:: DATASET CONTENT ::
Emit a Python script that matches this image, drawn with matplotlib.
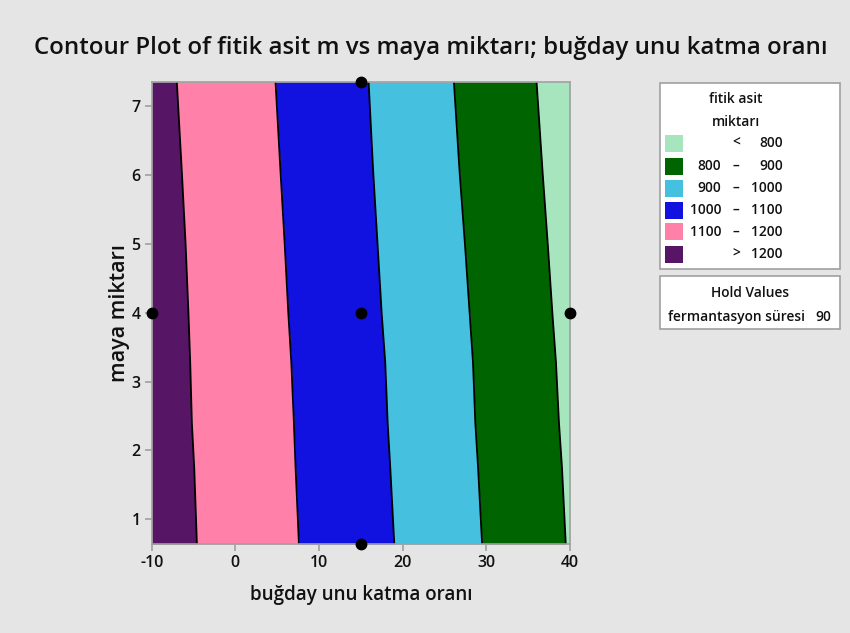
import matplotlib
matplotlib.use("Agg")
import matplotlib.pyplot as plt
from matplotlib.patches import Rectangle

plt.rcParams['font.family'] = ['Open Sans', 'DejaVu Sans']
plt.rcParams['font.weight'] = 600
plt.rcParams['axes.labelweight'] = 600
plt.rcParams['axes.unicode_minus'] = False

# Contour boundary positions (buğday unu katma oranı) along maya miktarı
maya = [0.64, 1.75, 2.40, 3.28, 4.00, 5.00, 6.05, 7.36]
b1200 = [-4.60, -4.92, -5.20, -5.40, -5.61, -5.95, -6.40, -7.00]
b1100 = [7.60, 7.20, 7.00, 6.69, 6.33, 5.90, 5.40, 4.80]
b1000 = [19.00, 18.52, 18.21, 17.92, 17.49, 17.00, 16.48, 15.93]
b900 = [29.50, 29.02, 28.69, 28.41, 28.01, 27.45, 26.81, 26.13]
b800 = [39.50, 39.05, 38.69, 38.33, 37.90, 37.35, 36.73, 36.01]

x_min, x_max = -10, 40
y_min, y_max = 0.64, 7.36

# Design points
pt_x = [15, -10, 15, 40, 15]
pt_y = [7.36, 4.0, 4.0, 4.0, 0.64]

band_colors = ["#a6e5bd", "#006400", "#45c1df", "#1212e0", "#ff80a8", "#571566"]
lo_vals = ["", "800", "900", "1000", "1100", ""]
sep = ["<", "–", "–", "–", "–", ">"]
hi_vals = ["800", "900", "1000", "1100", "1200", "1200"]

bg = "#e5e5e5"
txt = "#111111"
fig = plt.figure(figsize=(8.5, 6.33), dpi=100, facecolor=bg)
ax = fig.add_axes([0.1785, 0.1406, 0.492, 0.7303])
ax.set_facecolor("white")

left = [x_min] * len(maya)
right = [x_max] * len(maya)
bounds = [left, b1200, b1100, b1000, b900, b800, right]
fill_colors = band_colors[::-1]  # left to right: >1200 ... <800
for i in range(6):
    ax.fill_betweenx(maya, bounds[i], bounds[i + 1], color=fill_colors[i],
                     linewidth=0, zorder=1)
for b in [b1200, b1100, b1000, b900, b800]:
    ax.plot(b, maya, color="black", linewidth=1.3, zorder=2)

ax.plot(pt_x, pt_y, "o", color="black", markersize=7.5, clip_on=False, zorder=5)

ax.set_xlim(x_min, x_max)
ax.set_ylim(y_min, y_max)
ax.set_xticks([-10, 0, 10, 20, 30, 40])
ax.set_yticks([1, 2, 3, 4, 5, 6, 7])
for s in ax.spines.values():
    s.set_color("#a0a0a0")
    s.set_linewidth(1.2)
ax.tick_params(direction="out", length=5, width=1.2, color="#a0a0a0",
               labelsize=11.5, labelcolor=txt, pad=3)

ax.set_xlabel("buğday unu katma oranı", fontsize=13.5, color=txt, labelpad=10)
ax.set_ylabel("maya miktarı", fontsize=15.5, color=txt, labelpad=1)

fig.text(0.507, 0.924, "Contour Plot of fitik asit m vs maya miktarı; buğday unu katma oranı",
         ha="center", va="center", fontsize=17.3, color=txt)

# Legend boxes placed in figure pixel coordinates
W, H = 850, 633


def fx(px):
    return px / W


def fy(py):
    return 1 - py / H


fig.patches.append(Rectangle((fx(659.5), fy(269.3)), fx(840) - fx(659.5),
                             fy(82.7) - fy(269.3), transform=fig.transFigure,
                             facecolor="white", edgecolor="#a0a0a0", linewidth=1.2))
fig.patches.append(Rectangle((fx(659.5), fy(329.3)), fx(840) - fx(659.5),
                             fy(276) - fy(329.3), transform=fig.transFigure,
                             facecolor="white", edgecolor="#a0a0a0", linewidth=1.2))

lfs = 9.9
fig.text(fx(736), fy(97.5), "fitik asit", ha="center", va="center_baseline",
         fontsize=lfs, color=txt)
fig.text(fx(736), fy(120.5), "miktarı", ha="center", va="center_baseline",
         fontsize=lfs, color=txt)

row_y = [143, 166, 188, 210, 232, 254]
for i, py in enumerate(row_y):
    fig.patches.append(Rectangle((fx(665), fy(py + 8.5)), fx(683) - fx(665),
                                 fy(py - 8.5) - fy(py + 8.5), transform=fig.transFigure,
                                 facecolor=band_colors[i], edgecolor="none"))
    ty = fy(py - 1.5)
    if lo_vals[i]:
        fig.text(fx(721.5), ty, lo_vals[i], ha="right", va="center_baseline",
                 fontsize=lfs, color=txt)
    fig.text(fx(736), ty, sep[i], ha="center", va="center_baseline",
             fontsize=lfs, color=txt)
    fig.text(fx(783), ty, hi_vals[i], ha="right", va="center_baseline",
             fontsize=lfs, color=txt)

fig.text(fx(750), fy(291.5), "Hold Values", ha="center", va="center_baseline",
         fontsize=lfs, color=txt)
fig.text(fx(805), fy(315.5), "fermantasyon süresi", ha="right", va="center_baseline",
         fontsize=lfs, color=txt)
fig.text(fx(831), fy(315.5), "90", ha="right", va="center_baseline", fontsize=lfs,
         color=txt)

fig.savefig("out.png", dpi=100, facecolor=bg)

:: TASK BRIEF ::
Make an exact copy of all the material, but keep the pictures out of it.

:: COMPLETED EXERCISE ::
Emit a Python script that matches this image, drawn with matplotlib.
import matplotlib
matplotlib.use("Agg")
import matplotlib.pyplot as plt
from matplotlib.patches import Rectangle

plt.rcParams['font.family'] = ['Open Sans', 'DejaVu Sans']
plt.rcParams['font.weight'] = 600
plt.rcParams['axes.labelweight'] = 600
plt.rcParams['axes.unicode_minus'] = False

# Contour boundary positions (buğday unu katma oranı) along maya miktarı
maya = [0.64, 1.75, 2.40, 3.28, 4.00, 5.00, 6.05, 7.36]
b1200 = [-4.60, -4.92, -5.20, -5.40, -5.61, -5.95, -6.40, -7.00]
b1100 = [7.60, 7.20, 7.00, 6.69, 6.33, 5.90, 5.40, 4.80]
b1000 = [19.00, 18.52, 18.21, 17.92, 17.49, 17.00, 16.48, 15.93]
b900 = [29.50, 29.02, 28.69, 28.41, 28.01, 27.45, 26.81, 26.13]
b800 = [39.50, 39.05, 38.69, 38.33, 37.90, 37.35, 36.73, 36.01]

x_min, x_max = -10, 40
y_min, y_max = 0.64, 7.36

# Design points
pt_x = [15, -10, 15, 40, 15]
pt_y = [7.36, 4.0, 4.0, 4.0, 0.64]

band_colors = ["#a6e5bd", "#006400", "#45c1df", "#1212e0", "#ff80a8", "#571566"]
lo_vals = ["", "800", "900", "1000", "1100", ""]
sep = ["<", "–", "–", "–", "–", ">"]
hi_vals = ["800", "900", "1000", "1100", "1200", "1200"]

bg = "#e5e5e5"
txt = "#111111"
fig = plt.figure(figsize=(8.5, 6.33), dpi=100, facecolor=bg)
ax = fig.add_axes([0.1785, 0.1406, 0.492, 0.7303])
ax.set_facecolor("white")

left = [x_min] * len(maya)
right = [x_max] * len(maya)
bounds = [left, b1200, b1100, b1000, b900, b800, right]
fill_colors = band_colors[::-1]  # left to right: >1200 ... <800
for i in range(6):
    ax.fill_betweenx(maya, bounds[i], bounds[i + 1], color=fill_colors[i],
                     linewidth=0, zorder=1)
for b in [b1200, b1100, b1000, b900, b800]:
    ax.plot(b, maya, color="black", linewidth=1.3, zorder=2)

ax.plot(pt_x, pt_y, "o", color="black", markersize=7.5, clip_on=False, zorder=5)

ax.set_xlim(x_min, x_max)
ax.set_ylim(y_min, y_max)
ax.set_xticks([-10, 0, 10, 20, 30, 40])
ax.set_yticks([1, 2, 3, 4, 5, 6, 7])
for s in ax.spines.values():
    s.set_color("#a0a0a0")
    s.set_linewidth(1.2)
ax.tick_params(direction="out", length=5, width=1.2, color="#a0a0a0",
               labelsize=11.5, labelcolor=txt, pad=3)

ax.set_xlabel("buğday unu katma oranı", fontsize=13.5, color=txt, labelpad=10)
ax.set_ylabel("maya miktarı", fontsize=15.5, color=txt, labelpad=1)

fig.text(0.507, 0.924, "Contour Plot of fitik asit m vs maya miktarı; buğday unu katma oranı",
         ha="center", va="center", fontsize=17.3, color=txt)

# Legend boxes placed in figure pixel coordinates
W, H = 850, 633


def fx(px):
    return px / W


def fy(py):
    return 1 - py / H


fig.patches.append(Rectangle((fx(659.5), fy(269.3)), fx(840) - fx(659.5),
                             fy(82.7) - fy(269.3), transform=fig.transFigure,
                             facecolor="white", edgecolor="#a0a0a0", linewidth=1.2))
fig.patches.append(Rectangle((fx(659.5), fy(329.3)), fx(840) - fx(659.5),
                             fy(276) - fy(329.3), transform=fig.transFigure,
                             facecolor="white", edgecolor="#a0a0a0", linewidth=1.2))

lfs = 9.9
fig.text(fx(736), fy(97.5), "fitik asit", ha="center", va="center_baseline",
         fontsize=lfs, color=txt)
fig.text(fx(736), fy(120.5), "miktarı", ha="center", va="center_baseline",
         fontsize=lfs, color=txt)

row_y = [143, 166, 188, 210, 232, 254]
for i, py in enumerate(row_y):
    fig.patches.append(Rectangle((fx(665), fy(py + 8.5)), fx(683) - fx(665),
                                 fy(py - 8.5) - fy(py + 8.5), transform=fig.transFigure,
                                 facecolor=band_colors[i], edgecolor="none"))
    ty = fy(py - 1.5)
    if lo_vals[i]:
        fig.text(fx(721.5), ty, lo_vals[i], ha="right", va="center_baseline",
                 fontsize=lfs, color=txt)
    fig.text(fx(736), ty, sep[i], ha="center", va="center_baseline",
             fontsize=lfs, color=txt)
    fig.text(fx(783), ty, hi_vals[i], ha="right", va="center_baseline",
             fontsize=lfs, color=txt)

fig.text(fx(750), fy(291.5), "Hold Values", ha="center", va="center_baseline",
         fontsize=lfs, color=txt)
fig.text(fx(805), fy(315.5), "fermantasyon süresi", ha="right", va="center_baseline",
         fontsize=lfs, color=txt)
fig.text(fx(831), fy(315.5), "90", ha="right", va="center_baseline", fontsize=lfs,
         color=txt)

fig.savefig("out.png", dpi=100, facecolor=bg)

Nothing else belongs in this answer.